[Begin GIVEN DATA]
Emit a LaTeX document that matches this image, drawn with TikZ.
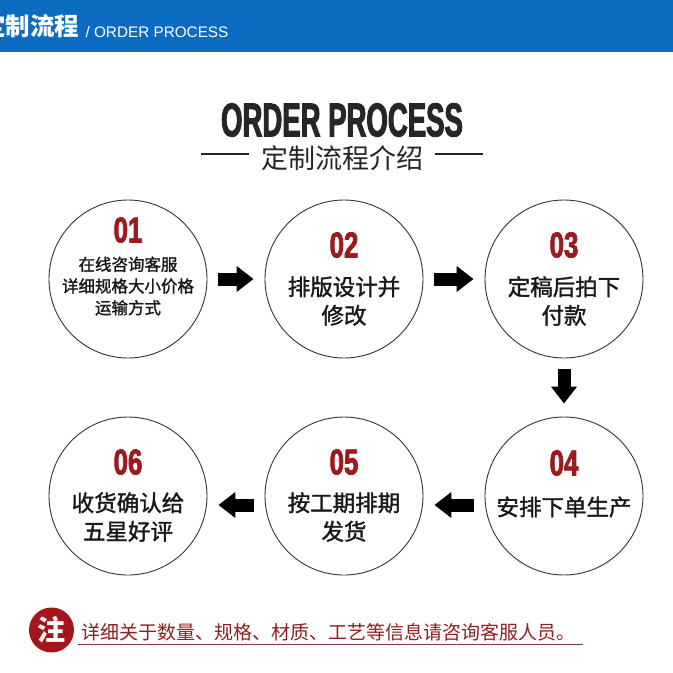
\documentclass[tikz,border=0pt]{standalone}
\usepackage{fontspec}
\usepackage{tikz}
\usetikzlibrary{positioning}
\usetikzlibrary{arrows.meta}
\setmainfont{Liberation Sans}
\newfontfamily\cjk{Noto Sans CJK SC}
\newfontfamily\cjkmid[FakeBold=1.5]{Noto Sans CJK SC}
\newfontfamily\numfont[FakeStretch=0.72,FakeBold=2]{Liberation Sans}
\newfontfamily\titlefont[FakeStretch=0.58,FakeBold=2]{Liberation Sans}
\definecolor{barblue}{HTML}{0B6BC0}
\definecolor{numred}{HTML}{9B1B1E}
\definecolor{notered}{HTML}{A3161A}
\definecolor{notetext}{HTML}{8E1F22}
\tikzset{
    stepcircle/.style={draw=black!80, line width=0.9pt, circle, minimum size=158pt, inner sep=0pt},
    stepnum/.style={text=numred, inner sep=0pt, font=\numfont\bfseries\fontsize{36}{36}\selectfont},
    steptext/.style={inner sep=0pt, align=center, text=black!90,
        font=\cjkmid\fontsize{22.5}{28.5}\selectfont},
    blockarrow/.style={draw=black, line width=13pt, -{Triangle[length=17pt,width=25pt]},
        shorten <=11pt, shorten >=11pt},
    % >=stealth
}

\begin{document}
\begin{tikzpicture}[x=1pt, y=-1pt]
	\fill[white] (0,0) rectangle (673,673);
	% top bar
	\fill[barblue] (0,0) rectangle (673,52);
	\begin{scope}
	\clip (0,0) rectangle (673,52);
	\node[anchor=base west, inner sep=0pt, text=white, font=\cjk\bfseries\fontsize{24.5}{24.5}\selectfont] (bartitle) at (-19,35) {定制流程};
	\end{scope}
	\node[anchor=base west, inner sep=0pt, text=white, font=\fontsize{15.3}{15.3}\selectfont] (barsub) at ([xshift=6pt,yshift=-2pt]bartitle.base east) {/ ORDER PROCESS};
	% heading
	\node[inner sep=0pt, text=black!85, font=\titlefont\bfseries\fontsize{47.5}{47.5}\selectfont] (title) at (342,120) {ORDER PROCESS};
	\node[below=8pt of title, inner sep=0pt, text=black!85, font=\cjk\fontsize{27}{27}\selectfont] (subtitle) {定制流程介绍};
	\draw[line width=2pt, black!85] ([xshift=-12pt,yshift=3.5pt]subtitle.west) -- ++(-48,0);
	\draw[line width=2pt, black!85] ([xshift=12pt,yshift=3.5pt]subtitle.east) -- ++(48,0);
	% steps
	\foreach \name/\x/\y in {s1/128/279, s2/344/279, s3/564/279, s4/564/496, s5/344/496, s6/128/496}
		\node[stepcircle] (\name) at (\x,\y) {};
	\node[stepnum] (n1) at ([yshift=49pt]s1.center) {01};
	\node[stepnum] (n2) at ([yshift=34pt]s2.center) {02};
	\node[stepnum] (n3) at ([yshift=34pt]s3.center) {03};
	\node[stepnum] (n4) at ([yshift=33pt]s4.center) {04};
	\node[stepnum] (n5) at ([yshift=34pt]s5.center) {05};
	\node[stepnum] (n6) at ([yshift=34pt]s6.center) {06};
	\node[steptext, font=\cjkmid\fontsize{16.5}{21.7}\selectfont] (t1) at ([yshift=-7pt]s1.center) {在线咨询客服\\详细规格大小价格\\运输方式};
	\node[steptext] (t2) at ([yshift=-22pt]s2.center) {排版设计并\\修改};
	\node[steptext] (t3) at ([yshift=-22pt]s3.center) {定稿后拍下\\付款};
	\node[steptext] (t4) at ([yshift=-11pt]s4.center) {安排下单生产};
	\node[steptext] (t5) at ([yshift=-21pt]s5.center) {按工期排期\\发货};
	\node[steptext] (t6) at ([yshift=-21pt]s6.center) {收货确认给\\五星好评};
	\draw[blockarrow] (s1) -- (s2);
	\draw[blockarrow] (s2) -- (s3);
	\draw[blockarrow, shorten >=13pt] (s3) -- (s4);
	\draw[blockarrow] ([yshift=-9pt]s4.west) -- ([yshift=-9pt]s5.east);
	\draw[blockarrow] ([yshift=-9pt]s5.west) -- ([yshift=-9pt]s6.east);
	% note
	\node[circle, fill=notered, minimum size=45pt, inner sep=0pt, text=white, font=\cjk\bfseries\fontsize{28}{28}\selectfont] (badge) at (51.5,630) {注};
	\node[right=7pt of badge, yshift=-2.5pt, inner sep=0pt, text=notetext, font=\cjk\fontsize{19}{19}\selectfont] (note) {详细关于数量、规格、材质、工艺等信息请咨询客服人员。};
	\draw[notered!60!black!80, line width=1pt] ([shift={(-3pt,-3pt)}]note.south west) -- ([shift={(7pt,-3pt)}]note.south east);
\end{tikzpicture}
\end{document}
[End GIVEN DATA]
» TASK:
Pictures are excluded; copy all other data exactly as shown.

» TASK ANSWER:
Emit a LaTeX document that matches this image, drawn with TikZ.
\documentclass[tikz,border=0pt]{standalone}
\usepackage{fontspec}
\usepackage{tikz}
\usetikzlibrary{positioning}
\usetikzlibrary{arrows.meta}
\setmainfont{Liberation Sans}
\newfontfamily\cjk{Noto Sans CJK SC}
\newfontfamily\cjkmid[FakeBold=1.5]{Noto Sans CJK SC}
\newfontfamily\numfont[FakeStretch=0.72,FakeBold=2]{Liberation Sans}
\newfontfamily\titlefont[FakeStretch=0.58,FakeBold=2]{Liberation Sans}
\definecolor{barblue}{HTML}{0B6BC0}
\definecolor{numred}{HTML}{9B1B1E}
\definecolor{notered}{HTML}{A3161A}
\definecolor{notetext}{HTML}{8E1F22}
\tikzset{
    stepcircle/.style={draw=black!80, line width=0.9pt, circle, minimum size=158pt, inner sep=0pt},
    stepnum/.style={text=numred, inner sep=0pt, font=\numfont\bfseries\fontsize{36}{36}\selectfont},
    steptext/.style={inner sep=0pt, align=center, text=black!90,
        font=\cjkmid\fontsize{22.5}{28.5}\selectfont},
    blockarrow/.style={draw=black, line width=13pt, -{Triangle[length=17pt,width=25pt]},
        shorten <=11pt, shorten >=11pt},
    % >=stealth
}

\begin{document}
\begin{tikzpicture}[x=1pt, y=-1pt]
	\fill[white] (0,0) rectangle (673,673);
	% top bar
	\fill[barblue] (0,0) rectangle (673,52);
	\begin{scope}
	\clip (0,0) rectangle (673,52);
	\node[anchor=base west, inner sep=0pt, text=white, font=\cjk\bfseries\fontsize{24.5}{24.5}\selectfont] (bartitle) at (-19,35) {定制流程};
	\end{scope}
	\node[anchor=base west, inner sep=0pt, text=white, font=\fontsize{15.3}{15.3}\selectfont] (barsub) at ([xshift=6pt,yshift=-2pt]bartitle.base east) {/ ORDER PROCESS};
	% heading
	\node[inner sep=0pt, text=black!85, font=\titlefont\bfseries\fontsize{47.5}{47.5}\selectfont] (title) at (342,120) {ORDER PROCESS};
	\node[below=8pt of title, inner sep=0pt, text=black!85, font=\cjk\fontsize{27}{27}\selectfont] (subtitle) {定制流程介绍};
	\draw[line width=2pt, black!85] ([xshift=-12pt,yshift=3.5pt]subtitle.west) -- ++(-48,0);
	\draw[line width=2pt, black!85] ([xshift=12pt,yshift=3.5pt]subtitle.east) -- ++(48,0);
	% steps
	\foreach \name/\x/\y in {s1/128/279, s2/344/279, s3/564/279, s4/564/496, s5/344/496, s6/128/496}
		\node[stepcircle] (\name) at (\x,\y) {};
	\node[stepnum] (n1) at ([yshift=49pt]s1.center) {01};
	\node[stepnum] (n2) at ([yshift=34pt]s2.center) {02};
	\node[stepnum] (n3) at ([yshift=34pt]s3.center) {03};
	\node[stepnum] (n4) at ([yshift=33pt]s4.center) {04};
	\node[stepnum] (n5) at ([yshift=34pt]s5.center) {05};
	\node[stepnum] (n6) at ([yshift=34pt]s6.center) {06};
	\node[steptext, font=\cjkmid\fontsize{16.5}{21.7}\selectfont] (t1) at ([yshift=-7pt]s1.center) {在线咨询客服\\详细规格大小价格\\运输方式};
	\node[steptext] (t2) at ([yshift=-22pt]s2.center) {排版设计并\\修改};
	\node[steptext] (t3) at ([yshift=-22pt]s3.center) {定稿后拍下\\付款};
	\node[steptext] (t4) at ([yshift=-11pt]s4.center) {安排下单生产};
	\node[steptext] (t5) at ([yshift=-21pt]s5.center) {按工期排期\\发货};
	\node[steptext] (t6) at ([yshift=-21pt]s6.center) {收货确认给\\五星好评};
	\draw[blockarrow] (s1) -- (s2);
	\draw[blockarrow] (s2) -- (s3);
	\draw[blockarrow, shorten >=13pt] (s3) -- (s4);
	\draw[blockarrow] ([yshift=-9pt]s4.west) -- ([yshift=-9pt]s5.east);
	\draw[blockarrow] ([yshift=-9pt]s5.west) -- ([yshift=-9pt]s6.east);
	% note
	\node[circle, fill=notered, minimum size=45pt, inner sep=0pt, text=white, font=\cjk\bfseries\fontsize{28}{28}\selectfont] (badge) at (51.5,630) {注};
	\node[right=7pt of badge, yshift=-2.5pt, inner sep=0pt, text=notetext, font=\cjk\fontsize{19}{19}\selectfont] (note) {详细关于数量、规格、材质、工艺等信息请咨询客服人员。};
	\draw[notered!60!black!80, line width=1pt] ([shift={(-3pt,-3pt)}]note.south west) -- ([shift={(7pt,-3pt)}]note.south east);
\end{tikzpicture}
\end{document}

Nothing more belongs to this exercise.